A proposed rule requiring firms to notify the Mutual Fund Dealers Association of Canada about the termination of reps will impose an additional burden and cost on MFDA members.
That was one of the few comments received by the MFDA about it proposed rule change. The rule was published for comment on July 11, 2003. Three submissions were received from Royal Mutual Funds Inc., TWC Financial Corp. and Performa Financial Group Ltd.
In addition to the concern about cost, there was also a suggestion that reporting to both the securities commission and the MFDA may lead to duplicate investigations.
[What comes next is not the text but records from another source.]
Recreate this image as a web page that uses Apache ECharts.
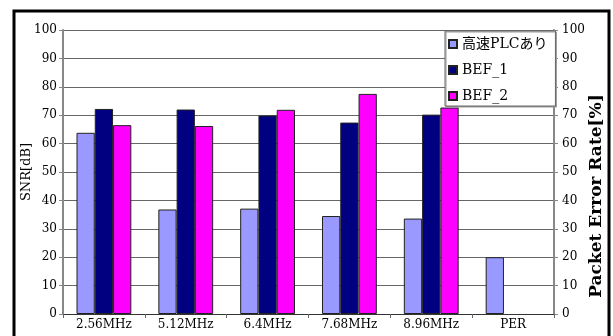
<!DOCTYPE html>
<html>
<head>
<meta charset="utf-8">
<script src="https://cdn.jsdelivr.net/npm/echarts@6/dist/echarts.min.js"></script>
<style>
  html, body { margin: 0; padding: 0; background: #fff; }
  #chart { width: 613px; height: 336px; }
</style>
</head>
<body>
<div id="chart"></div>
<script>
// Frequency bands plus the packet error rate column
const categories = ['2.56MHz', '5.12MHz', '6.4MHz', '7.68MHz', '8.96MHz', 'PER'];
const seriesNames = ['高速PLCあり', 'BEF_1', 'BEF_2'];
const highSpeedPlc = [63.8, 36.8, 37.1, 34.5, 33.6, 20];
const bef1 = [72.2, 72.0, 69.9, 67.4, 70.2, null];
const bef2 = [66.5, 66.2, 71.9, 77.5, 72.7, null];
const axisTicks = { min: 0, max: 100, interval: 10 };

const serif = '"DejaVu Serif", "Noto Sans CJK JP", serif';
const colors = ['#9999FF', '#000080', '#FF00FF'];

const chart = echarts.init(document.getElementById('chart'), null, { renderer: 'canvas' });

function barSeries(name, data, color) {
  return {
    name: name,
    type: 'bar',
    data: data,
    barGap: '0%',
    barCategoryGap: '33%',
    itemStyle: { color: color, borderColor: '#222', borderWidth: 1 },
    emphasis: { disabled: true }
  };
}

function valueAxis(position, name, gap, nameStyle) {
  return {
    type: 'value',
    position: position,
    min: axisTicks.min,
    max: axisTicks.max,
    interval: axisTicks.interval,
    name: name,
    nameLocation: 'middle',
    nameRotate: 90,
    nameGap: gap,
    nameMoveOverlap: false,
    nameTextStyle: nameStyle,
    axisLine: { show: true, lineStyle: { color: '#888', width: 2 } },
    axisTick: { show: true, inside: false, length: 4, lineStyle: { color: '#888' } },
    axisLabel: { fontFamily: serif, fontSize: 12, color: '#000', margin: position === 'left' ? 6 : 8 },
    splitLine: { show: position === 'left', lineStyle: { color: '#666', width: 1 } }
  };
}

chart.setOption({
  animation: false,
  backgroundColor: '#fff',
  grid: { left: 63, right: 56, top: 30, bottom: 22, containLabel: false },
  graphic: [{
    type: 'rect',
    shape: { x: 14, y: 11, width: 595, height: 340 },
    style: { fill: null, stroke: '#000', lineWidth: 3 },
    silent: true
  }],
  legend: {
    orient: 'vertical',
    left: 445,
    top: 31,
    data: seriesNames,
    icon: 'rect',
    itemWidth: 8,
    itemHeight: 8,
    itemGap: 12,
    padding: [6, 8, 3, 3],
    backgroundColor: '#fff',
    borderColor: '#666',
    borderWidth: 1,
    shadowColor: '#999',
    shadowOffsetX: 1,
    shadowOffsetY: 1,
    textStyle: { fontFamily: serif, fontSize: 14, color: '#000', lineHeight: 14 }
  },
  xAxis: {
    type: 'category',
    data: categories,
    axisLine: { show: true, lineStyle: { color: '#333', width: 1 } },
    axisTick: { show: true, alignWithLabel: false, length: 4, lineStyle: { color: '#666' } },
    axisLabel: { fontFamily: serif, fontSize: 12, color: '#000', margin: 5 },
    splitLine: { show: false }
  },
  yAxis: [
    valueAxis('left', 'SNR[dB]', 30,
      { fontFamily: serif, fontSize: 13, color: '#000' }),
    valueAxis('right', 'Packet Error Rate[%]', 34,
      { fontFamily: serif, fontSize: 17, fontWeight: 'bold', color: '#000', padding: [0, 48, 0, 0] })
  ],
  series: [
    barSeries(seriesNames[0], highSpeedPlc, colors[0]),
    barSeries(seriesNames[1], bef1, colors[1]),
    barSeries(seriesNames[2], bef2, colors[2])
  ]
});
</script>
</body>
</html>
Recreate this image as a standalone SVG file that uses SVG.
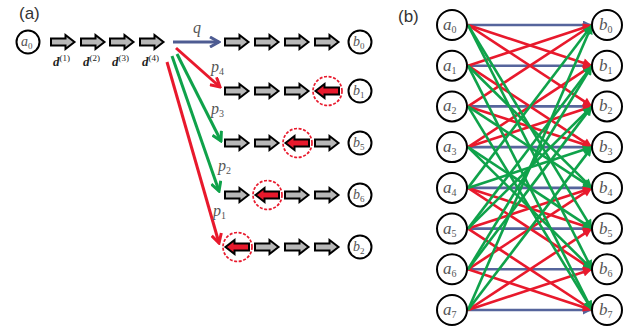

The MFDA argues that the public interest objective of the new requirement is highly important as it involves the resolution of actual or potential risk to the investing public in a timely manner. So, while it concedes that some duplication will be required, it says that this is outweighed by the public interest.
“The MFDA will work to make it as easy as possible for members to comply with the new requirement,” the association says. It adds that the reporting will only be necessary until changes can be implemented to the NRD to generate specialized reporting, which would provide notification to the MFDA.
As for the possibility of duplicate investigations. The MFDA says that this risk already exists, in situations where CSA members provide notification, or where MFDA members report situations directly to the MFDA. “The MFDA is working with the applicable CSA members to make arrangements to avoid duplication of investigative efforts, and arrangements have been finalized in some jurisdictions,” it reports.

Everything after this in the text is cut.